Plastic bits nobody wanted.
Some of it gets used.
A lot of it becomes desk junk, drawer junk, event-bag junk, or bin junk.
That is the problem.
Promotional items often start as “brand visibility” and end as waste with a logo.
Freee Water gives sponsors a cleaner alternative.
Instead of handing out objects people did not ask for, brands fund something people can use immediately.
Usefulness changes the value
Water does not need a sales pitch.
People understand it instantly.
At a city-centre activation, event, open day, queue, retail area, or public campaign, a carton of water has obvious practical value.
That makes the sponsor message feel more natural.
The brand is not asking people to carry pointless merchandise.
It is attached to something useful.
That gives the campaign a better chance of being accepted, remembered, and appreciated.
Cleaner giveaways are easier to defend
A sponsor has to think about how the campaign looks.
If the giveaway feels wasteful, cheap, or pointless, it can weaken the brand.
Freee Water gives sponsors a better story:
Useful product.
Recyclable carton format.
Planned distribution.
Visible public value.
Clear sponsor role.
That is stronger than giving away plastic-heavy items and hoping nobody notices the hypocrisy wearing a lanyard.
The campaign still delivers brand exposure
This is not about hiding the sponsor.
The sponsor gets visibility directly on the carton and around the campaign.

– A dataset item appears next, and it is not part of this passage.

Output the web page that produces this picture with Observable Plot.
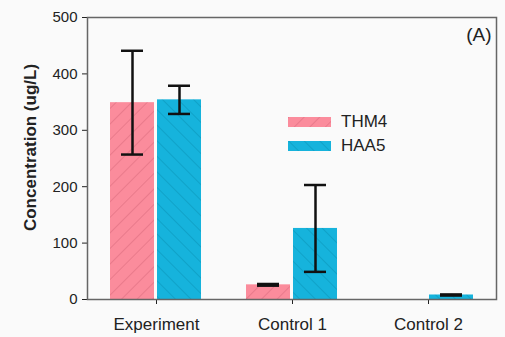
<!DOCTYPE html>
<html>
<head>
<meta charset="utf-8">
<script src="https://cdn.jsdelivr.net/npm/d3@7"></script>
<script src="https://cdn.jsdelivr.net/npm/@observablehq/plot@0.6"></script>
<style>
  html, body { margin: 0; padding: 0; background: #fafafa; }
  #wrap { position: relative; width: 505px; height: 337px; font-family: "Liberation Sans", Arial, sans-serif; }
  #legend { position: absolute; left: 288px; top: 110px; font-size: 17px; color: #222; }
  .row { display: flex; align-items: center; height: 24px; }
  .row svg { margin-right: 10px; }
</style>
</head>
<body>
<div id="wrap"></div>
<script>
const categories = ["Experiment", "Control 1", "Control 2"];
const seriesNames = ["THM4", "HAA5"];
const thm4 = [349, 26, 0];
const thm4Err = [92, 1.5, 0];
const haa5 = [354, 126, 8];
const haa5Err = [25, 77, 1];
const yTicks = [0, 100, 200, 300, 400, 500];
const colors = {THM4: "#fb8c9c", HAA5: "#16b3dc"};
const hatch = {THM4: "#e97a8b", HAA5: "#10a2c8"};

const rows = [];
categories.forEach((c, i) => {
  rows.push({category: c, series: "THM4", value: thm4[i], err: thm4Err[i]});
  rows.push({category: c, series: "HAA5", value: haa5[i], err: haa5Err[i]});
});
const T = rows.filter(d => d.series === "THM4");
const H = rows.filter(d => d.series === "HAA5");
const errs = rows.filter(d => d.err > 0);
const eT = errs.filter(d => d.series === "THM4");
const eH = errs.filter(d => d.series === "HAA5");

const chart = Plot.plot({
  width: 505,
  height: 337,
  marginLeft: 87,
  marginRight: 9,
  marginTop: 17,
  marginBottom: 38,
  style: {fontFamily: "Liberation Sans, Arial, sans-serif", fontSize: "15px", background: "#fafafa", color: "#222"},
  x: {domain: categories, padding: 0, tickSize: 5, tickPadding: 13, label: null},
  y: {domain: [0, 500], ticks: yTicks, tickSize: 5, tickPadding: 5, label: null, tickFormat: d => d},
  marks: [
    Plot.barY(T, {x: "category", y: "value", fill: "url(#hatchTHM4)", insetLeft: 22, insetRight: 70}),
    Plot.barY(H, {x: "category", y: "value", fill: "url(#hatchHAA5)", insetLeft: 69, insetRight: 23}),
    Plot.ruleX(eT, {x: "category", y1: d => d.value - d.err, y2: d => d.value + d.err, dx: -24, stroke: "#111", strokeWidth: 2.5}),
    Plot.ruleX(eH, {x: "category", y1: d => d.value - d.err, y2: d => d.value + d.err, dx: 23, stroke: "#111", strokeWidth: 2.5}),
    Plot.tickY(eT, {x: "category", y: d => d.value + d.err, dx: -24, inset: 57, stroke: "#111", strokeWidth: 2.5}),
    Plot.tickY(eT, {x: "category", y: d => d.value - d.err, dx: -24, inset: 57, stroke: "#111", strokeWidth: 2.5}),
    Plot.tickY(eH, {x: "category", y: d => d.value + d.err, dx: 23, inset: 57, stroke: "#111", strokeWidth: 2.5}),
    Plot.tickY(eH, {x: "category", y: d => d.value - d.err, dx: 23, inset: 57, stroke: "#111", strokeWidth: 2.5}),
    Plot.frame({stroke: "#666", strokeWidth: 1.5}),
    Plot.text(["(A)"], {frameAnchor: "top-right", dx: -5, dy: 10, fontSize: 19, fill: "#222"}),
    Plot.text(["Concentration (ug/L)"], {frameAnchor: "left", textAnchor: "middle", rotate: -90, dx: -57, dy: -11, fontSize: 17, fontWeight: "bold", fill: "#222"})
  ]
});

// x tick labels are larger than y tick labels in the reference
d3.select(chart).selectAll("g[aria-label='x-axis tick label'], g[aria-label='x-axis tick label'] text").style("font-size", "17px");

// hatch pattern definitions
const svg = d3.select(chart);
const defs = svg.insert("defs", ":first-child");
[["THM4", 45], ["HAA5", -45]].forEach(([name, angle]) => {
  const p = defs.append("pattern")
    .attr("id", "hatch" + name)
    .attr("patternUnits", "userSpaceOnUse")
    .attr("width", 11).attr("height", 11)
    .attr("patternTransform", `rotate(${angle})`);
  p.append("rect").attr("width", 11).attr("height", 11).attr("fill", colors[name]);
  p.append("line").attr("x1", 0.5).attr("x2", 0.5).attr("y1", 0).attr("y2", 11)
    .attr("stroke", hatch[name]).attr("stroke-width", 1);
});

const wrap = document.getElementById("wrap");
wrap.appendChild(chart);

const legend = document.createElement("div");
legend.id = "legend";
seriesNames.forEach(name => {
  const row = document.createElement("div");
  row.className = "row";
  row.innerHTML = `<svg width="43" height="10"><rect width="43" height="10" fill="url(#hatch${name})"/></svg><span>${name}</span>`;
  legend.appendChild(row);
});
wrap.appendChild(legend);
</script>
</body>
</html>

The difference is that the brand message is carried by a useful product instead of a random object.
That means the exposure has context.
Someone receives the carton.
They hold it.
They drink from it.
They carry it.
Others may see it.
Some may scan the QR code.
That is more meaningful than a logo printed on something that never leaves a conference tote bag.
Freee Water is a cleaner giveaway because it starts with usefulness.
The public receives something practical.
The sponsor gets positive visibility.
The campaign avoids the weak feeling of throwaway promotional clutter.
Brands do not need more junk.
They need useful media people actually want.